General merchandise retailer Argos has today reported a 1.9 per cent rise in like-for-like (LFL) sales in its first quarter driven by strong sales of electricals and consumer electronics as the retailer also strengthened its multichannel operations.
For the 13 weeks ended June 1st 2013, total sales increased 1.2 per cent to £828 million as Argos saw positive performances continues from electronics, electricals and white goods thanks to the popularity of tablets and TVs which “more than offset” declines in weaker performing categories including video gaming and audio, the retailer said.
Commenting on the positive growth, Terry Duddy, CEO of Argos and Homebase owner Home Retail Group, said: “Argos has delivered a good start to the year driven by continued success in consumer electronics and electricals, supported by growing internet and mobile commerce sales.
“Overall, its trading has been consistent with our expectations.”
Last month, Argos posted its first LFL rise in five years as it began its digital overhaul, which will see the retailer close at least 75 stores over the next five years in favour of strengthening its online offering.
Over the quarter, total internet sales continued to rise, now accounting for 42 per cent of Argos’ total sales while m-commerce sales soared 114 per cent.
While these results are to be applauded given the speed of the ongoing digital turnaround, Retail Consultant at analyst firm Conlumino Liz Faulkner, believes that Argos’ must do more to realise its dream of becoming a digitally-led business.
She warned: “The core driver of Argos’s success, the multichannel model, is vulnerable to replication, especially from rivals at the value-end of the market.
“Tesco and Amazon already offer online ‘marketplace’ formats, which extend choice and price competitiveness.
“In addition, they are both undertaking efforts to increase their physical presence, with Tesco Direct rolling out click and collect across an increasing number of stores, and Amazon offering high street collection points via Lockers and Collect + stores.
“Actions by such competitors are eroding a key point of difference for Argos, a fact these more modest results may be alluding to.
“Argos will need to work on its differentiation if it wishes to remain relevant.

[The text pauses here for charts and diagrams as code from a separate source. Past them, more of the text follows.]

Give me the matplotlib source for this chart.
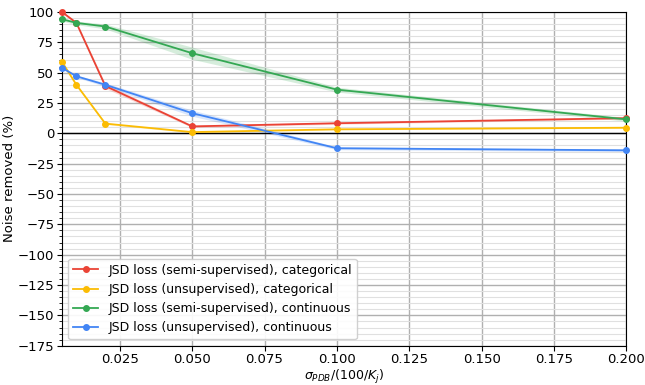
import matplotlib
matplotlib.use("Agg")
import matplotlib.pyplot as plt
import numpy as np
from matplotlib.ticker import MultipleLocator

x = [0.005, 0.01, 0.02, 0.05, 0.1, 0.2]
labels = ["JSD loss (semi-supervised), categorical",
          "JSD loss (unsupervised), categorical",
          "JSD loss (semi-supervised), continuous",
          "JSD loss (unsupervised), continuous"]
red = [100, 91, 39, 5.7, 8.3, 12.5]
yellow = [59, 40, 8, 1, 3.3, 4.6]
green = [94, 91, 88, 66, 36, 11.5]
blue = [54, 47, 40, 16.6, -12.3, -14]
red_err = [1, 1, 2, 1, 0.8, 0.8]
yellow_err = [1, 1, 0.8, 0.5, 0.5, 0.5]
green_err = [1.5, 1.5, 2, 5, 2, 1.5]
blue_err = [1, 1, 1.5, 2.5, 1.2, 1]
colors = ["#EA4335", "#FBBC04", "#34A853", "#4285F4"]

fig = plt.figure(figsize=(6.45, 3.85), dpi=100)
ax = fig.add_axes([0.096, 0.102, 0.875, 0.867])

for y, e, c, lab in zip([red, yellow, green, blue],
                        [red_err, yellow_err, green_err, blue_err], colors, labels):
    y = np.array(y); e = np.array(e)
    ax.fill_between(x, y - e, y + e, color=c, alpha=0.2, lw=0)
    ax.plot(x, y, color=c, marker="o", ms=4, lw=1.3, label=lab, clip_on=False, zorder=3)

ax.axhline(0, color="black", lw=1)
ax.set_xlim(0.005, 0.2)
ax.set_ylim(-175, 100)
ax.yaxis.set_major_locator(MultipleLocator(25))
ax.yaxis.set_minor_locator(MultipleLocator(5))
ax.xaxis.set_major_locator(MultipleLocator(0.025))
ax.tick_params(axis="both", labelsize=9.5, pad=2)
ax.grid(which="major", color="#b0b0b0", lw=1)
ax.grid(which="minor", axis="y", color="#e0e0e0", lw=0.8)
ax.set_axisbelow(True)
ax.set_xlabel(r"$\sigma_{PDB}/(100/K_j)$", fontsize=9, labelpad=1)
ax.set_ylabel("Noise removed (%)", fontsize=9.5, labelpad=1)
ax.legend(loc="lower left", fontsize=9, framealpha=0.9)
fig.savefig("out.png", dpi=100)
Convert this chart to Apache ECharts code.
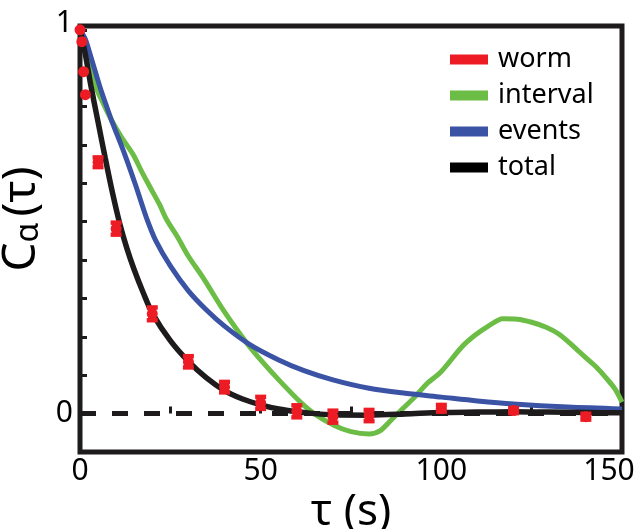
<!DOCTYPE html>
<html>
<head>
<meta charset="utf-8">
<script src="https://cdn.jsdelivr.net/npm/echarts@6/dist/echarts.min.js"></script>
<style>
html,body{margin:0;padding:0;background:#fff;}
#chart{width:638px;height:529px;}
</style>
</head>
<body>
<div id="chart"></div>
<script>
// ---- data ----
const wormT   = [0, 0.5, 1, 1.5, 5, 10, 20, 30, 40, 50, 60, 70, 80, 100, 120, 140];
const wormV   = [1.0, 0.969, 0.891, 0.831, 0.655, 0.482, 0.26, 0.135, 0.069, 0.028, 0.006, -0.008, -0.005, 0.014, 0.008, -0.008];
const wormErr = [0, 0, 0, 0, 0.012, 0.015, 0.016, 0.014, 0.013, 0.015, 0.015, 0.015, 0.014, 0.008, 0.006, 0.007];

const intervalT = [0, 1.5, 2.5, 4.2, 6.4, 8.7, 11.5, 14.7, 17, 19.4, 22, 24, 27, 30, 34, 40, 46.3, 50, 55.6, 61, 64.8, 70.4, 75, 80, 83, 86, 89, 92.6, 96, 100, 105.6, 109.3, 113, 117, 121, 125, 129, 132.4, 136, 139.8, 143, 145.4, 148, 150];
const intervalV = [1.0, 0.955, 0.92, 0.855, 0.809, 0.765, 0.72, 0.675, 0.632, 0.59, 0.545, 0.505, 0.46, 0.41, 0.355, 0.265, 0.182, 0.14, 0.082, 0.03, 0.0, -0.031, -0.047, -0.053, -0.045, -0.018, 0.01, 0.043, 0.078, 0.11, 0.173, 0.204, 0.228, 0.247, 0.246, 0.238, 0.225, 0.208, 0.18, 0.147, 0.12, 0.095, 0.065, 0.03];

const eventsT = [0, 1.5, 3, 5.5, 7.2, 8.7, 12.4, 15.4, 18.4, 21, 25, 30, 35, 40, 47, 55, 62, 70, 80, 90, 100, 110, 120, 135, 150];
const eventsV = [1.0, 0.975, 0.93, 0.852, 0.805, 0.765, 0.675, 0.595, 0.51, 0.45, 0.385, 0.32, 0.27, 0.228, 0.18, 0.14, 0.112, 0.088, 0.066, 0.053, 0.043, 0.033, 0.025, 0.017, 0.012];

const totalT = [0, 1.5, 3, 5, 7, 9, 11, 13, 15, 17.5, 20, 25, 30, 35, 40, 45, 50, 55, 60, 65, 70, 80, 90, 100, 110, 120, 130, 140, 150];
const totalV = [1.0, 0.935, 0.855, 0.76, 0.665, 0.575, 0.495, 0.43, 0.375, 0.315, 0.262, 0.19, 0.136, 0.093, 0.06, 0.038, 0.023, 0.012, 0.005, 0.0, -0.003, -0.004, -0.001, 0.003, 0.004, 0.005, 0.004, 0.003, 0.002];

const xTickLabels = [0, 50, 100, 150];
const yTickLabels = [0, 1];
// -------------

const FONT = 'Noto Sans';
const RED = '#ED1C24', GREEN = '#6BBD45', BLUE = '#3A53A4', BLACK = '#1E1B1C';

const pairs = (t, v) => t.map((x, i) => [x, v[i]]);

function renderWorm(params, api) {
  const x = api.value(0), v = api.value(1), e = api.value(2);
  const c = api.coord([x, v]);
  const color = api.visual('color');
  const children = [];
  if (e > 0) {
    const top = api.coord([x, v + e]);
    const bot = api.coord([x, v - e]);
    children.push({type: 'rect', shape: {x: c[0] - 4, y: top[1], width: 8, height: bot[1] - top[1]}, style: {fill: color}});
    children.push({type: 'rect', shape: {x: c[0] - 5.5, y: top[1] - 2.5, width: 11, height: 4.5}, style: {fill: color}});
    children.push({type: 'rect', shape: {x: c[0] - 5.5, y: bot[1] - 2, width: 11, height: 4.5}, style: {fill: color}});
  }
  children.push({type: 'circle', shape: {cx: c[0], cy: c[1], r: 5.5}, style: {fill: color}});
  return {type: 'group', children: children};
}

const chart = echarts.init(document.getElementById('chart'), null, {renderer: 'canvas'});
chart.setOption({
  animation: false,
  backgroundColor: '#fff',
  grid: {left: 80, right: 16, top: 26, bottom: 77, show: true, borderColor: BLACK, borderWidth: 5,
         backgroundColor: 'transparent', containLabel: false, outerBoundsMode: 'none'},
  legend: {
    orient: 'vertical', left: 445, top: 41,
    itemWidth: 38, itemHeight: 10, itemGap: 9,
    textStyle: {fontSize: 27, color: '#000', fontFamily: FONT, padding: [0, 0, 0, 5]},
    data: [
      {name: 'worm', icon: 'rect'},
      {name: 'interval', icon: 'rect'},
      {name: 'events', icon: 'rect'},
      {name: 'total', icon: 'rect'}
    ]
  },
  xAxis: {
    type: 'value', min: 0, max: 150, interval: 25,
    axisLine: {show: false},
    splitLine: {show: false},
    axisTick: {inside: true, length: 7, lineStyle: {width: 3, color: BLACK}},
    axisLabel: {
      fontSize: 30, color: '#000', fontFamily: FONT, margin: 4,
      formatter: v => {
        if (xTickLabels.indexOf(v) < 0) return '';
        return v === xTickLabels[xTickLabels.length - 1] ? '{last|' + v + '}' : String(v);
      },
      rich: {last: {fontSize: 30, color: '#000', fontFamily: FONT, padding: [0, 26, 0, 0]}}
    },
    name: 'τ (s)', nameLocation: 'middle', nameGap: 30,
    nameTextStyle: {fontSize: 44, color: '#000', fontFamily: FONT}
  },
  yAxis: {
    type: 'value', min: -0.1, max: 1.01, interval: 0.1,
    axisLine: {show: false},
    splitLine: {show: false},
    axisTick: {inside: true, length: 7, lineStyle: {width: 3, color: BLACK}},
    axisLabel: {
      fontSize: 30, color: '#000', fontFamily: FONT, margin: 7,
      formatter: v => {
        if (Math.abs(v - yTickLabels[1]) < 1e-6) return '{top|' + yTickLabels[1] + '}';
        if (Math.abs(v - yTickLabels[0]) < 1e-6) return String(yTickLabels[0]);
        return '';
      },
      rich: {top: {fontSize: 30, color: '#000', fontFamily: FONT, padding: [0, 0, 12, 0]}}
    },
    name: '{c|C}{a|α}{p|(τ)}', nameLocation: 'middle', nameGap: 8, nameRotate: 90,
    nameTextStyle: {
      color: '#000', fontFamily: FONT, padding: [0, 0, 0, 40],
      rich: {
        c: {fontSize: 46, fontFamily: FONT, color: '#000'},
        a: {fontSize: 32, fontFamily: FONT, color: '#000', verticalAlign: 'bottom', padding: [0, 6, 0, 0]},
        p: {fontSize: 46, fontFamily: FONT, color: '#000'}
      }
    }
  },
  series: [
    {
      name: 'interval', type: 'line', data: pairs(intervalT, intervalV),
      showSymbol: false, smooth: 0.3, color: GREEN,
      lineStyle: {width: 5, color: GREEN}, z: 2,
      markLine: {
        silent: true, symbol: 'none', label: {show: false},
        lineStyle: {color: BLACK, type: [16, 16], width: 5},
        data: [{yAxis: 0}]
      }
    },
    {
      name: 'events', type: 'line', data: pairs(eventsT, eventsV),
      showSymbol: false, smooth: 0.3, color: BLUE,
      lineStyle: {width: 5, color: BLUE}, z: 3
    },
    {
      name: 'total', type: 'line', data: pairs(totalT, totalV),
      showSymbol: false, smooth: 0.3, color: '#000',
      lineStyle: {width: 5.5, color: BLACK}, z: 4
    },
    {
      name: 'worm', type: 'custom', color: RED,
      data: wormT.map((t, i) => [t, wormV[i], wormErr[i]]),
      encode: {x: 0, y: 1},
      renderItem: renderWorm, clip: false, z: 5
    }
  ]
});
</script>
</body>
</html>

Sharper branding, more inspirational online content and greater innovation in product mix will all help towards this goal.”

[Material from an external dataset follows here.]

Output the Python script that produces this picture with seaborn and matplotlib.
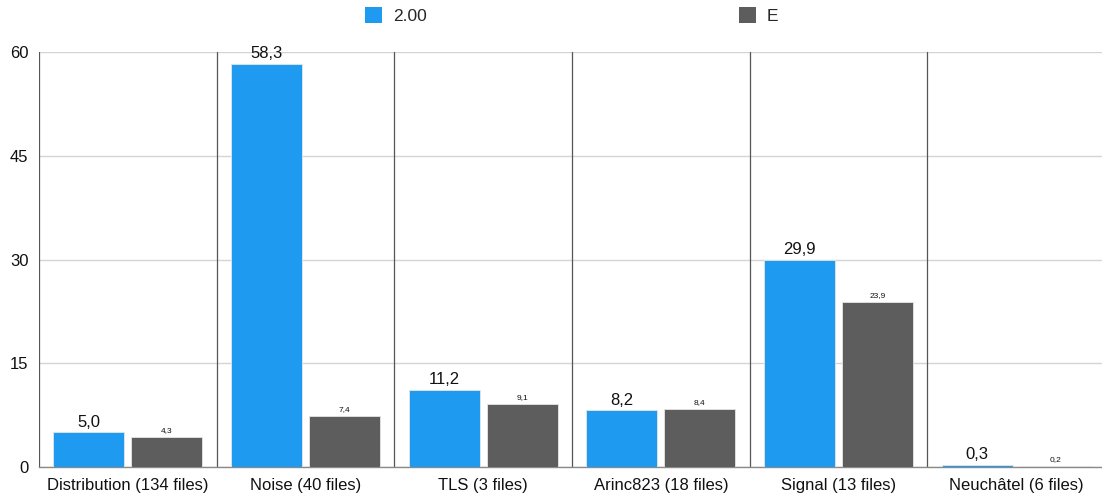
import matplotlib
matplotlib.use("Agg")
import matplotlib.pyplot as plt
import seaborn as sns
import pandas as pd
from matplotlib.patches import Patch

categories = ["Distribution (134 files)", "Noise (40 files)", "TLS (3 files)",
              "Arinc823 (18 files)", "Signal (13 files)", "Neuchâtel (6 files)"]
series_names = ["2.00", "E"]
values_200 = [5.0, 58.3, 11.2, 8.2, 29.9, 0.3]
values_e = [4.3, 7.4, 9.1, 8.4, 23.9, 0.2]
y_ticks = [0, 15, 30, 45, 60]

colors = {"2.00": "#1E9BF0", "E": "#5D5D5D"}

df = pd.DataFrame({
    "category": categories * 2,
    "series": [series_names[0]] * len(categories) + [series_names[1]] * len(categories),
    "value": values_200 + values_e,
})

sns.set_style("white")
plt.rcParams["font.family"] = ["Liberation Sans", "DejaVu Sans"]

fig = plt.figure(figsize=(11.02, 4.97), dpi=100)
ax = fig.add_axes([39 / 1102, 30 / 497, 1066 / 1102, 415 / 497])

sns.barplot(data=df, x="category", y="value", hue="series", order=categories,
            hue_order=series_names, palette=colors, saturation=1, width=0.88, gap=0.09,
            edgecolor="#e6e6e6", linewidth=0.6, legend=False, ax=ax, zorder=3)

ax.set_xlim(-0.5, len(categories) - 0.5)
ax.set_ylim(0, 60)
ax.set_yticks(y_ticks)
ax.yaxis.grid(True, color="#d4d4d4", linewidth=1.0, zorder=0)
ax.set_axisbelow(True)
for s in ["top", "right", "left"]:
    ax.spines[s].set_visible(False)
ax.spines["bottom"].set_color("#8a8a8a")
ax.spines["bottom"].set_linewidth(1.0)

# category separators
for xb in [i - 0.5 for i in range(len(categories))]:
    ax.axvline(xb, color="#555555", linewidth=0.9, zorder=2)

ax.set_xlabel("")
ax.set_ylabel("")
ax.tick_params(axis="x", length=0, labelsize=12, pad=8, colors="#111111")
ax.tick_params(axis="y", length=0, labelsize=12, pad=7.5, colors="#111111")

# value labels
for container, size in zip(ax.containers, [12, 6]):
    labels = [f"{v:.1f}".replace(".", ",") for v in container.datavalues]
    ax.bar_label(container, labels=labels, padding=2, fontsize=size, color="#111111")

# legend entries placed separately across the top
for name, x0 in zip(series_names, [365 / 1102, 739 / 1102]):
    fig.legend([Patch(facecolor=colors[name], edgecolor="none")], [name],
               loc="upper left", bbox_to_anchor=(x0, 1 - 7 / 497), frameon=False,
               fontsize=12.5, handlelength=1.0, handleheight=1.05, handletextpad=0.6,
               borderpad=0, borderaxespad=0)

fig.savefig("out.png", dpi=100)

Home & DIY retailer Homebase also saw LFLs rise over the quarter, up 1.2 per cent following a strong performance across big ticket products.
Total sales grew by 0.2 per cent to £422 million though sales of seasonal products were impacted by adverse weather and represented 40 per cent of total sales while sales of remaining categories “were broadly flat.”
Duddy concluded: “Homebase produced a positive LFL sales performance, however seasonal sales were adversely impacted by the volatile weather and as a result its performance for the quarter was slightly behind our expectations.
“Whilst we expect consumer spending to remain subdued, we are on track with delivering our investment plans to drive the long term development of both Argos and Homebase.”